> INSTRUCTIONS TO FOLLOW:
From the first line of the data below through the line holding "570, r: 381", output each line exactly and leave the pictures out.

————————

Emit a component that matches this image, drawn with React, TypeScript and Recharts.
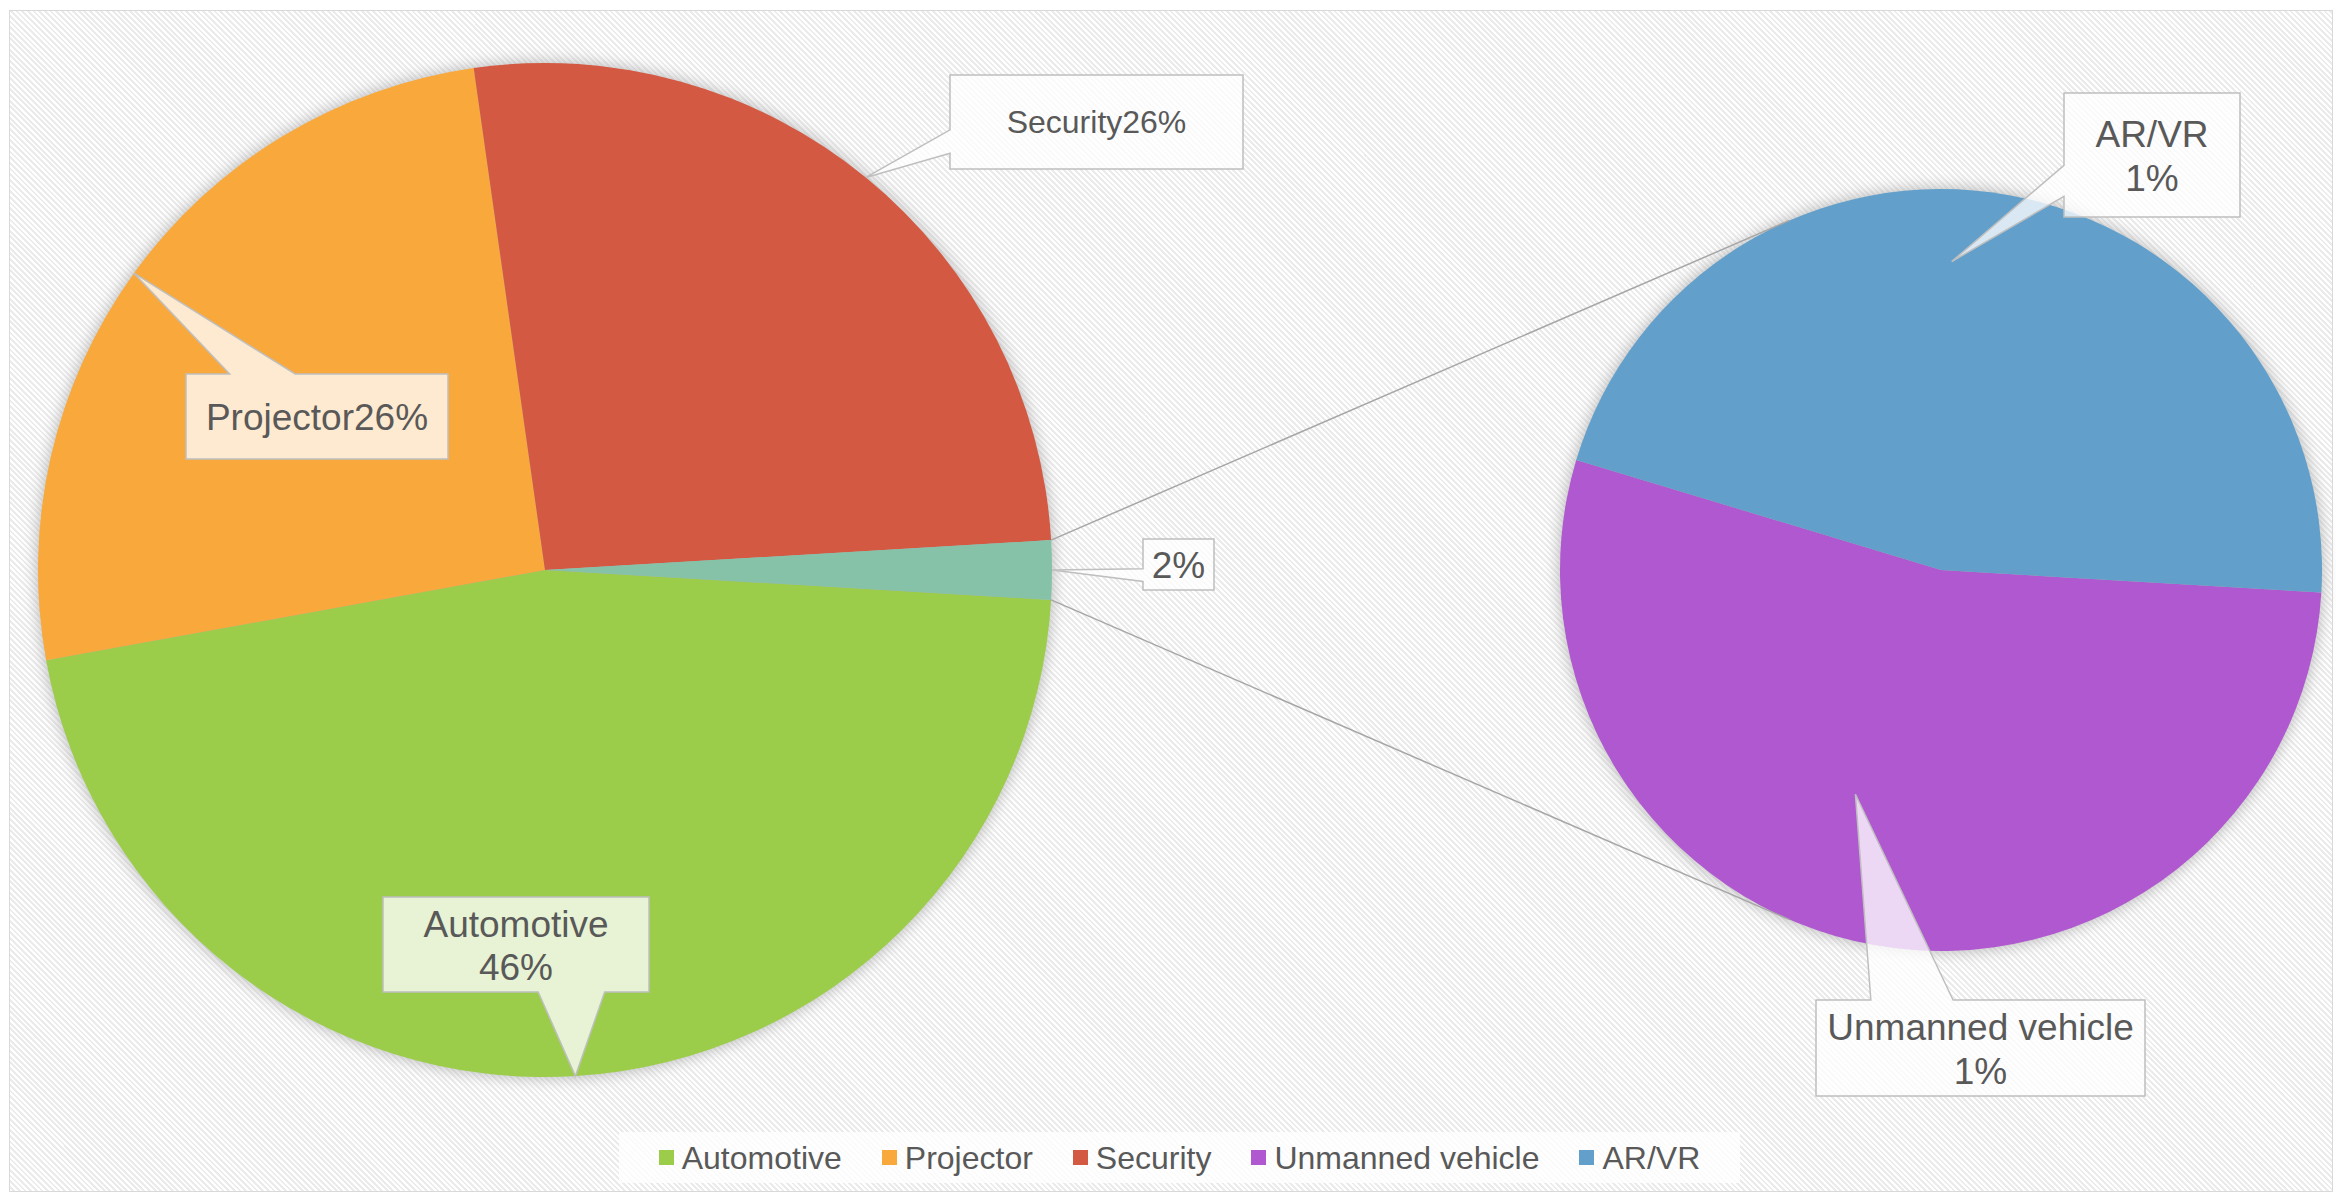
import React from 'react';
import { PieChart, Pie, Cell, Legend } from 'recharts';

// market share by application (percent of total)
const categories = ['Automotive', 'Projector', 'Security', 'Unmanned vehicle', 'AR/VR'];
const shares = [46.2, 25.6, 26.3, 1.01, 0.87];

// the first pie keeps these, the rest are broken out into the second pie
const mainNames = ['Automotive', 'Projector', 'Security'];
const breakoutNames = ['Unmanned vehicle', 'AR/VR'];
const otherName = 'Other';

const COLORS: Record<string, string> = {
  Automotive: '#9bcd4b',
  Projector: '#f9a83c',
  Security: '#d35942',
  Other: '#86c2a8',
  'Unmanned vehicle': '#b058d0',
  'AR/VR': '#62a0cb',
};

const TEXT = '#595959';
const W = 2336;
const H = 1194;

// pie geometry (px inside the svg)
const MAIN = { cx: 545, cy: 570, r: 507 };
const SIDE = { cx: 1941, cy: 570, r: 381 };

// callout boxes, offset from the pie centre
type Box = { dx: number; dy: number; w: number; h: number; size: number; mode: 'inline' | 'stacked' | 'value'; tipR?: number; tipShift?: number };
const LABEL_BOX: Record<string, Box> = {
  Automotive: { dx: -162, dy: 327, w: 266, h: 95, size: 37, mode: 'stacked' },
  Projector: { dx: -359, dy: -196, w: 262, h: 85, size: 37, mode: 'inline' },
  Security: { dx: 405, dy: -495, w: 293, h: 94, size: 32, mode: 'inline' },
  Other: { dx: 598, dy: -31, w: 71, h: 51, size: 37, mode: 'value' },
  'Unmanned vehicle': { dx: -125, dy: 430, w: 329, h: 96, size: 37, mode: 'stacked', tipR: 0.63, tipShift: -10.8 },
  'AR/VR': { dx: 123, dy: -477, w: 176, h: 124, size: 37, mode: 'stacked', tipR: 0.81, tipShift: 8.1 },
};

const valueOf = (n: string) => shares[categories.indexOf(n)];
const grandTotal = shares.reduce((a, b) => a + b, 0);
const otherValue = breakoutNames.reduce((s, n) => s + valueOf(n), 0);

const mainData = [
  ...mainNames.map((n) => ({ name: n, value: valueOf(n), fill: COLORS[n] })),
  { name: otherName, value: otherValue, fill: COLORS.Other },
];
const breakoutData = breakoutNames.map((n) => ({ name: n, value: valueOf(n), fill: COLORS[n] }));

// the breakout slice sits centred on 3 o'clock, slices run clockwise
const startAngle = -((otherValue / grandTotal) * 360) / 2;

const RAD = Math.PI / 180;
const polar = (cx: number, cy: number, r: number, deg: number) => ({
  x: cx + r * Math.cos(-deg * RAD),
  y: cy + r * Math.sin(-deg * RAD),
});

// excel style wedgeRectCallout outline
function calloutPath(l: number, t: number, w: number, h: number, px: number, py: number) {
  const r = l + w;
  const b = t + h;
  const dx = px - (l + w / 2);
  const dy = py - (t + h / 2);
  const dz = Math.abs(dy) - Math.abs((dx * h) / w);
  if (dz > 0) {
    const x1 = l + (w * (dx > 0 ? 7 : 2)) / 12;
    const x2 = l + (w * (dx > 0 ? 10 : 5)) / 12;
    if (dy < 0) return `M${l},${t}L${x1},${t}L${px},${py}L${x2},${t}L${r},${t}L${r},${b}L${l},${b}Z`;
    return `M${l},${t}L${r},${t}L${r},${b}L${x2},${b}L${px},${py}L${x1},${b}L${l},${b}Z`;
  }
  const y1 = t + (h * (dy > 0 ? 7 : 2)) / 12;
  const y2 = t + (h * (dy > 0 ? 10 : 5)) / 12;
  if (dx < 0) return `M${l},${t}L${r},${t}L${r},${b}L${l},${b}L${l},${y2}L${px},${py}L${l},${y1}Z`;
  return `M${l},${t}L${r},${t}L${r},${y1}L${px},${py}L${r},${y2}L${r},${b}L${l},${b}Z`;
}

// tangent points from a point to the second pie
function tangents(px: number, py: number) {
  const d = Math.hypot(px - SIDE.cx, py - SIDE.cy);
  const phi = Math.atan2(py - SIDE.cy, px - SIDE.cx);
  const a = Math.acos(SIDE.r / d);
  return [phi + a, phi - a].map((ang) => ({ x: SIDE.cx + SIDE.r * Math.cos(ang), y: SIDE.cy + SIDE.r * Math.sin(ang) }));
}

function renderCallout(props: any) {
  const { cx, cy, outerRadius, midAngle, startAngle: sa, endAngle: ea, value } = props;
  const name = props.name ?? props.payload?.name;
  const cfg = LABEL_BOX[name];
  if (!cfg) return null;
  const tip = polar(cx, cy, outerRadius * (cfg.tipR ?? 1), midAngle + (cfg.tipShift ?? 0));
  const l = cx + cfg.dx;
  const t = cy + cfg.dy;
  const pct = `${Math.round((value / grandTotal) * 100)}%`;
  const mx = l + cfg.w / 2;
  const my = t + cfg.h / 2;
  const lh = 43.5;

  let lines: React.ReactNode;
  if (cfg.mode === 'stacked') {
    lines = (
      <>
        <tspan x={mx} y={my - lh / 2 + 1}>{name}</tspan>
        <tspan x={mx} y={my + lh / 2 + 1}>{pct}</tspan>
      </>
    );
  } else {
    lines = <tspan x={mx} y={my}>{cfg.mode === 'value' ? pct : `${name}${pct}`}</tspan>;
  }

  let connectors: React.ReactNode = null;
  if (name === otherName) {
    const p1 = polar(cx, cy, outerRadius, sa);
    const p2 = polar(cx, cy, outerRadius, ea);
    const [top, bottom] = p1.y < p2.y ? [p1, p2] : [p2, p1];
    const tTop = tangents(top.x, top.y).sort((a, b) => a.y - b.y)[0];
    const tBot = tangents(bottom.x, bottom.y).sort((a, b) => b.y - a.y)[0];
    connectors = (
      <g stroke="#a6a6a6" strokeWidth={1.5}>
        <line x1={top.x} y1={top.y} x2={tTop.x} y2={tTop.y} />
        <line x1={bottom.x} y1={bottom.y} x2={tBot.x} y2={tBot.y} />
      </g>
    );
  }

  return (
    <g>
      {connectors}
      <path d={calloutPath(l, t, cfg.w, cfg.h, tip.x, tip.y)} fill="rgba(255,255,255,0.76)" stroke="#bfbfbf" strokeWidth={1.5} />
      <text textAnchor="middle" dominantBaseline="central" fill={TEXT} fontSize={cfg.size}>
        {lines}
      </text>
    </g>
  );
}

function renderLegend(props: any) {
  const items = (props.payload || [])
    .filter((p: any) => categories.includes(p.value))
    .sort((a: any, b: any) => categories.indexOf(a.value) - categories.indexOf(b.value));
  return (
    <div
      style={{
        display: 'flex',
        justifyContent: 'center',
        alignItems: 'center',
        height: '100%',
        background: 'rgba(255,255,255,0.8)',
      }}
    >
      {items.map((p: any, i: number) => (
        <div key={p.value} style={{ display: 'flex', alignItems: 'center', marginLeft: i ? 40 : 0 }}>
          <span style={{ display: 'inline-block', width: 15, height: 15, background: p.color, marginRight: 8 }} />
          <span style={{ fontSize: 32, color: TEXT, lineHeight: '36px' }}>{p.value}</span>
        </div>
      ))}
    </div>
  );
}

export default function App() {
  return (
    <div
      style={{
        position: 'absolute',
        left: 0,
        top: 0,
        width: W,
        height: H,
        background: '#fff',
        fontFamily: '"Liberation Sans", Arial, sans-serif',
        overflow: 'hidden',
      }}
    >
      <svg width={0} height={0} style={{ position: 'absolute' }}>
        <defs>
          <filter id="pieGlow" x="-20%" y="-20%" width="140%" height="140%">
            <feGaussianBlur stdDeviation="8" />
          </filter>
        </defs>
      </svg>
      <div
        style={{
          position: 'absolute',
          left: 9,
          top: 10,
          width: 2324,
          height: 1182,
          boxSizing: 'border-box',
          border: '1.5px solid #d9d9d9',
          background: 'repeating-linear-gradient(45deg, #ffffff 0px, #ffffff 2px, #ebebeb 2px, #ebebeb 4px)',
        }}
      />
      <div style={{ position: 'absolute', left: 0, top: 0 }}>
        <PieChart width={W} height={H} margin={{ top: 0, right: 0, bottom: 0, left: 0 }}>
          <Pie
            data={[{ name: 'glow-main', value: 1 }]}
            dataKey="value"
            cx={MAIN.cx}
            cy={MAIN.cy}
            outerRadius={MAIN.r}
            stroke="none"
            legendType="none"
            isAnimationActive={false}
          >
            <Cell fill="#b0b0b0" filter="url(#pieGlow)" />
          </Pie>
          <Pie
            data={[{ name: 'glow-side', value: 1 }]}
            dataKey="value"
            cx={SIDE.cx}
            cy={SIDE.cy}
            outerRadius={SIDE.r}
            stroke="none"
            legendType="none"
            isAnimationActive={false}
          >
            <Cell fill="#b0b0b0" filter="url(#pieGlow)" />
          </Pie>
          <Pie
            data={mainData}
            dataKey="value"
            nameKey="name"
            cx={MAIN.cx}
            cy={MAIN.cy}
            outerRadius={MAIN.r}
            startAngle={startAngle}
            endAngle={startAngle - 360}
            stroke="none"
            label={renderCallout}
            labelLine={false}
            isAnimationActive={false}
          >
            {mainData.map((d) => (
              <Cell key={d.name} fill={d.fill} />
            ))}
          </Pie>
          <Pie
            data={breakoutData}
            dataKey="value"
            nameKey="name"
            cx={SIDE.cx}
            cy={SIDE.cy}
            outerRadius={SIDE.r}
            startAngle={startAngle}
            endAngle={startAngle - 360}
            stroke="none"
            label={renderCallout}
            labelLine={false}
            isAnimationActive={false}
          >
            {breakoutData.map((d) => (
              <Cell key={d.name} fill={d.fill} />
            ))}
          </Pie>
          <Legend
            content={renderLegend}
            wrapperStyle={{ position: 'absolute', left: 619, top: 1132, width: 1121, height: 51, bottom: 'auto' }}
          />
        </PieChart>
      </div>
    </div>
  );
}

————————

> EXPECTED OUTPUT:
Emit a component that matches this image, drawn with React, TypeScript and Recharts.
import React from 'react';
import { PieChart, Pie, Cell, Legend } from 'recharts';

// market share by application (percent of total)
const categories = ['Automotive', 'Projector', 'Security', 'Unmanned vehicle', 'AR/VR'];
const shares = [46.2, 25.6, 26.3, 1.01, 0.87];

// the first pie keeps these, the rest are broken out into the second pie
const mainNames = ['Automotive', 'Projector', 'Security'];
const breakoutNames = ['Unmanned vehicle', 'AR/VR'];
const otherName = 'Other';

const COLORS: Record<string, string> = {
  Automotive: '#9bcd4b',
  Projector: '#f9a83c',
  Security: '#d35942',
  Other: '#86c2a8',
  'Unmanned vehicle': '#b058d0',
  'AR/VR': '#62a0cb',
};

const TEXT = '#595959';
const W = 2336;
const H = 1194;

// pie geometry (px inside the svg)
const MAIN = { cx: 545, cy: 570, r: 507 };
const SIDE = { cx: 1941, cy: 570, r: 381 };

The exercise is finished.